In related news, Kevin Rutherford recently analyzed the edit numbers of the most active editors on the English Wikipedia (by edit count), concluding that 27% of all edits have been done by a core group of 4,000 editors. In the last three years the number of edits needed to get onto List of 4,000 Wikipedians who have done the most edits rose from 5,000 edits to 11,426. Since the start of last year the number of editors breaking the 100,000 barrier has jumped by more than half, from 68 to 109, whilst the number of editors who have contributed over 200,000 edits has doubled from ten to twenty. This prompted a proposal to broaden the list from the 4,000 editors with the highest edit count to 5,000. So as of 9 March 2011, all editors with 9,168 edits or more are on the latest list (though some have opted out of being named).
Foundation staff: New positions for "Movement Communications" and data analysis, chief officer leaving
Last week, the Wikimedia Foundation posted a job opening for a Movement Communications Manager, a new position (reporting to the Head of Communications, currently Jay Walsh), whose purpose will be to "serve the Wikimedia community and Wikimedia Foundation staff by increasing the quantity and quality of communications between and among the Wikimedia Foundation and the Wikimedia community." The list of job duties, apart from those concerning the communication of the achievements of Wikimedia projects to an external audience, also indicates planned changes to the interaction between the Foundation and volunteers:
Develop an internal, movement communications strategy for WMF that leverages pre-existing platforms (wikis, blogs, mailing lists, etc) and proposes new methods for bringing stories, mission-critical and general information to the 100,000+ strong Wikimedia community.
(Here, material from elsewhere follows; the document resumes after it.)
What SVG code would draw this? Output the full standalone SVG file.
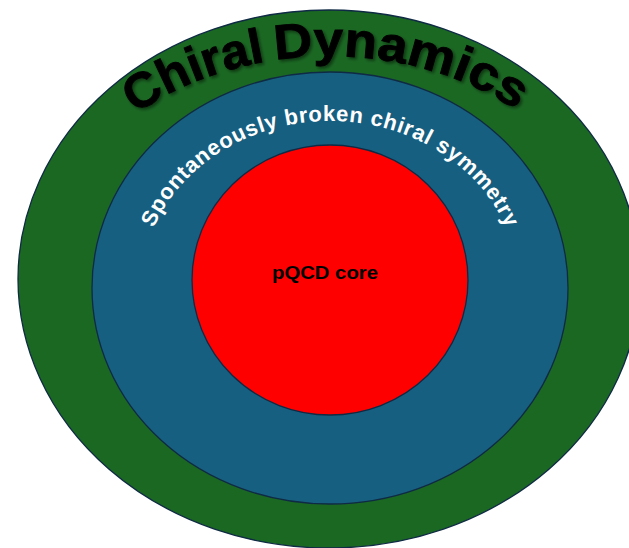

Establish a Foundation-wide, information broadcast schedule to enable more predictable and consistent sharing of Foundation news, activities and accomplishments with the community."
Build strong relationships with Wikimedia project representatives (Wikipedia and its sister projects), chapter members, and informal organizations (including student groups) to improve the quality and quantity of story-telling directed at users, contributors, media, and important stakeholders.
Actively monitor and participate in discussions on mailing lists.
Another job opening was posted for a Data Analyst and Researcher who "on a day-to-day basis ... will create, mine and analyze data to help understand readers and editors of different Wikimedia projects, especially Wikipedia, across different geographies", and based on them create "reports, charts, graphs, maps and tables" to "concisely, clearly and meaningfully convey information for a lay audience, Wikimedia community and the foundation."
GLAM trip to India: Liam Wyatt (User:Witty lama) has published a report on his recent trip to India as the Wikimedia Foundation's fellow for GLAMs (collaboration with cultural institutions).
Legal concerns about freedom of panorama and 2D reproductions in Germany: The German Wikimedia chapter recently published a legal opinion concerning the use of images on Wikipedia under German law, commissioned from its longtime counsel, Berlin law firm JBB. Regarding the reuse of reproduction photographs of two-dimensional public domain (gemeinfrei) works – the German equivalent of Bridgeman v. Corel -, it controversially stated that as long as the debate about the corresponding clause in German law (§ 72 UrhG) was still open, it had to be assumed that such reproductions "can not be used in Wikipedia unless the (reproduction) photographer has permitted the reuse". Another controversial conclusion was that while photos taken from a public place of copyrighted buildings and sculptures that are permanently located in such a place may be freely reproduced under the freedom of panorama clause (see also Commons:Freedom of panorama) as long as they are attributed, it is nevertheless not possible to publish them under a free license such as the CC-BY-SA, because the same clause (§ 59 UrhG) prohibited modifications. While presenting the expertise, Mathias Schindler from Wikimedia Deutschland emphasized that it "does not have an immediate impact on current practices, e.g. on Wikimedia Commons, and should be understood as a contribution to the continued discussion within the projects."
New article feedback analysis: A further analysis on data from the pilot project exploring the use of the Article feedback tool has been published
DMCA takedown: The Wikimedia Foundation recently received and acted upon a DMCAtakedown notice by CEDRO, a Spanish author's rights society, concerning a link on the Spanish Wikipedia.
More than 9000 articles deleted on the Hindi Wikipedia: In a blog post titled "Quantity over quality: The sad story of Hindi Wikipedia", Utkarshraj Atmaram (User:Utcursch) reported that over 9450 of its articles (nearly one seventh of all articles of the Hindi Wikipedia) appeared to be exactly identical except for one word in the lead ("XYZ is a village of Uttarakhand, India"), despite being over 5000 bytes long – the rest of each article was mostly filled by a brief history of the Uttarakhand state. The articles have since been deleted.